A team of geneticists from the University of California investigated deeply into the DNA modifications in the modern human genetics. The orientation of this investigation is to understand if the Neanderthal genes that had disappeared represented a disadvantage to the heterogeneous population.
Study and answers
According to the results of the survey, it was proved that the Neanderthal DNA didn’t cause any major problems for its owners. However, part of the genetic material appears to be deleterious to humans and is right here when natural selection works to remove it. This condition only appears once the genes are transmitted to the human genetic system.

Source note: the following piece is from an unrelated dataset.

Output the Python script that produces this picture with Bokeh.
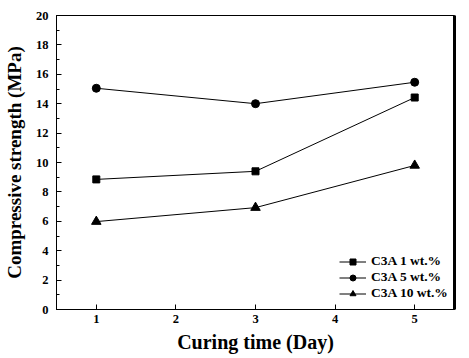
from bokeh.plotting import figure
from bokeh.models import (ColumnDataSource, Legend, LegendItem, FixedTicker, LinearAxis, Range1d)
from bokeh.embed import file_html
from bokeh.resources import INLINE

days = [1, 3, 5]
c3a_1 = [8.85, 9.4, 14.42]
c3a_5 = [15.05, 14.0, 15.46]
c3a_10 = [5.98, 6.93, 9.8]
series_labels = ["C3A 1 wt.%", "C3A 5 wt.%", "C3A 10 wt.%"]
x_ticks = [1, 2, 3, 4, 5]
y_ticks = [0, 2, 4, 6, 8, 10, 12, 14, 16, 18, 20]

FONT = "Liberation Serif"

p = figure(width=469, height=358, output_backend="svg", toolbar_location=None,
           x_range=Range1d(0.5, 5.5), y_range=Range1d(0, 20),
           min_border_left=55, min_border_right=15, min_border_top=15, min_border_bottom=49)
p.grid.visible = False
p.outline_line_color = "black"
p.outline_line_width = 1
p.background_fill_color = "white"

src = ColumnDataSource(dict(x=days, a=c3a_1, b=c3a_5, c=c3a_10))

items = []
for col, marker, size, lab in [("a", "square", 7, series_labels[0]),
                               ("b", "circle", 8, series_labels[1]),
                               ("c", "triangle", 9.5, series_labels[2])]:
    r1 = p.line("x", col, source=src, line_color="black", line_width=1)
    r2 = p.scatter("x", col, source=src, marker=marker, size=size,
                   fill_color="black", line_color="black")
    items.append(LegendItem(label=lab, renderers=[r1, r2]))

legend = Legend(items=items, location=(283, 8), border_line_color=None,
                background_fill_alpha=0, label_text_font=FONT,
                label_text_font_style="bold", label_text_font_size="13.5px",
                label_text_color="black",
                glyph_width=27, glyph_height=15, label_height=15, spacing=0,
                label_standoff=5, padding=0, margin=0)
p.add_layout(legend)

for ax in [p.xaxis[0], p.yaxis[0]]:
    ax.major_label_text_font = FONT
    ax.major_label_text_font_style = "bold"
    ax.major_label_text_font_size = "12.5px"
    ax.major_label_text_color = "black"
    ax.axis_label_text_font = FONT
    ax.axis_label_text_font_style = "bold"
    ax.axis_label_text_color = "black"
    ax.major_tick_out = 0
    ax.major_tick_in = 5
    ax.minor_tick_out = 0
    ax.minor_tick_in = 3
    ax.axis_line_color = "black"
    ax.major_tick_line_color = "black"
    ax.minor_tick_line_color = "black"

p.xaxis[0].ticker = FixedTicker(ticks=x_ticks)
p.xaxis[0].axis_label = "Curing time (Day)"
p.xaxis[0].axis_label_text_font_size = "20px"
p.xaxis[0].major_label_standoff = 5
p.xaxis[0].axis_label_standoff = 5
p.yaxis[0].ticker = FixedTicker(ticks=y_ticks, minor_ticks=list(range(0, 21)))
p.yaxis[0].axis_label = "Compressive strength (MPa)"
p.yaxis[0].axis_label_text_font_size = "19px"
p.yaxis[0].major_label_standoff = 8
p.yaxis[0].axis_label_standoff = 8

right = LinearAxis(axis_line_width=3, axis_line_color="black",
                   major_tick_line_color=None, minor_tick_line_color=None,
                   major_label_text_font_size="0px", major_label_standoff=0,
                   ticker=FixedTicker(ticks=[]))
p.add_layout(right, "right")

open("out.html", "w").write(file_html(p, INLINE))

“Selection against individual Neanderthal alleles is very weak. This is consistent with the idea that Neanderthals over time accumulated many weakly deleterious alleles that in their small population were effectively neutral. However, after introgressing into larger human populations, those alleles became exposed to purifying selection.,” said the study published in PLOS journal.
Basically, when both lineages interbred, these weakly sequences that are harmful only to the receiving population were purged rapidly. In opposite of the natural selection present on the Neanderthals, where this sequences didn’t represent anything more than a non-damaging condition and weren’t shed off.
Considering the sizes of both populations, there was a lot of genetic information present in the human that came from Neanderthal ancestry, in exchange of the small genomes passed by the human breed to the extinct species.
Nonetheless, this information that humans received does not represent a genuine harm. According to Doctor Graham Coop, from the University of California, the Neanderthal breed managed to survive archaic earth conditions for hundreds of thousand of years, even with these genetic features. Concluding that these characteristics that are deleterious to modern humans didn’t affect Neanderthal life and even were irrelevant to their subsequent extinction.